Energy Futures Pull Back While Trading Slows Pending Weekly Inventory Report

Energy futures are cooling their heels after a strong start to the week as traders move into temporary wait and see mode ahead of the weekly inventory report and the latest Fed announcement later today. News that Russia was hinting at having to curtail oil production due to Ukraine’s continuous assault on its refining and port infrastructure seemed to be a big factor in Tuesday’s buying spree, while other reports suggesting China’s inventory stockpiling may be ending is giving reason to reconsider those bullish bets.
Not buying it? While futures had a strong start to the week, cash markets around the country seem less enthusiastic about a fall price rally. The biggest mover in basis values has come in the PNW where gasoline values plummeted more than 65 cents after the Olympic pipeline restarted late last week. Diesel values are also showing signs of lackluster interest in chasing the futures rally, with Mid-western differentials still holding at discounts despite the start of the harvest season which typically drives some of the strongest prices of the year.

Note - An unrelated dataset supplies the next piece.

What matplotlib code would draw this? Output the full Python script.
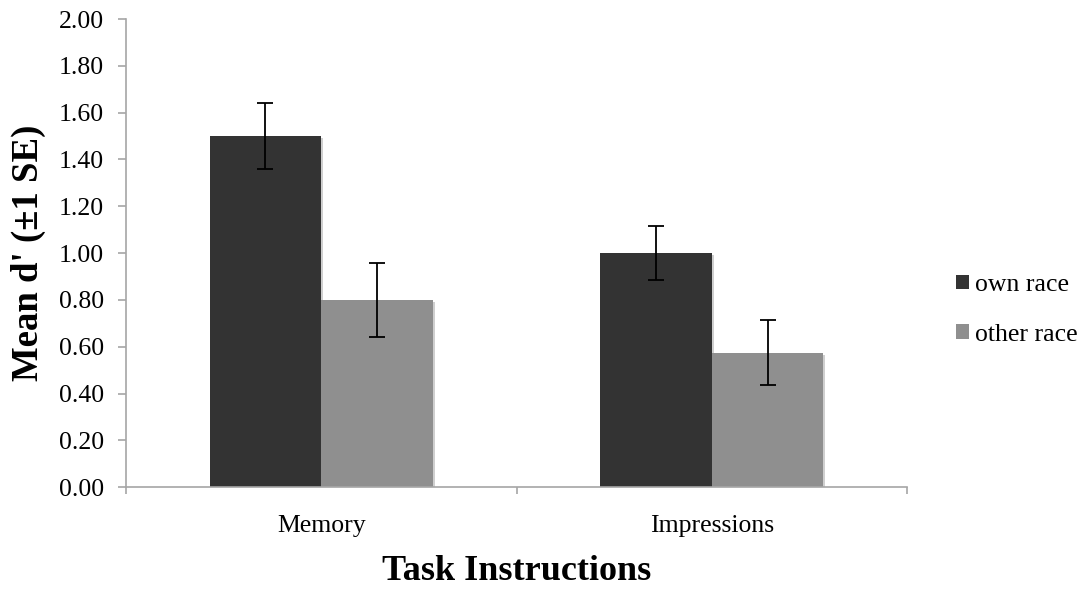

The API estimated inventory draws for crude oil and gasoline last week of 3.4 million and 691,000 barrels respectively, while distillates were estimated to increase by 1.9 million barrels. The DOE’s weekly report is due out at its normal time this morning.
After the morning DOE report, the FOMC announcement at 1pm could also make for interesting trading. Everyone expects the FED to announce at least a 25 point rate cut today with the CME’s Fed-watch tool showing 100% probability bet on that outcome. The big question mark is whether or not the central bank signals more cuts to come, with 73% of the money this morning betting that we’ll see at least 3 cuts (or at least 75 basis points cut) prior to year end. With that much money already expecting a string of interest rate reductions, any signal to the contrary has the potential to create a bit of a temper tantrum in equity markets that have rallied to record highs in part due to expectations for lower rates.
Did the EPA just make up a new term? The agency is making 2 different proposals (“co-proposing”) to reallocate volumes exempted from the Renewable Fuel Standard when they recently exempted numerous small refineries from their obligations. One proposal is to reallocate 100% of the 2023-2025 exemptions (roughly 2.2 billion RINs) while the other reallocates 50% of the volume. Going forward, the EPA intends to automatically include the reallocated volumes in its annual calculation of obligations refiners use to comply with the standards. The agency will now have an open comment period through the month of October on its co-proposal, with a public hearing scheduled for Oct 1.
RINs had bounced almost a dime off of the 3 month low they reached last week prior to the announcement, and have gone quiet since as traders seem to be digesting the dual proposal, although it seems clear that the EPA under this administration has a much different take on the RFS than they did 7 years ago when their blanket approvals of small refinery exemptions helped push RIN values below $.20/RIN for the better part of 2 years.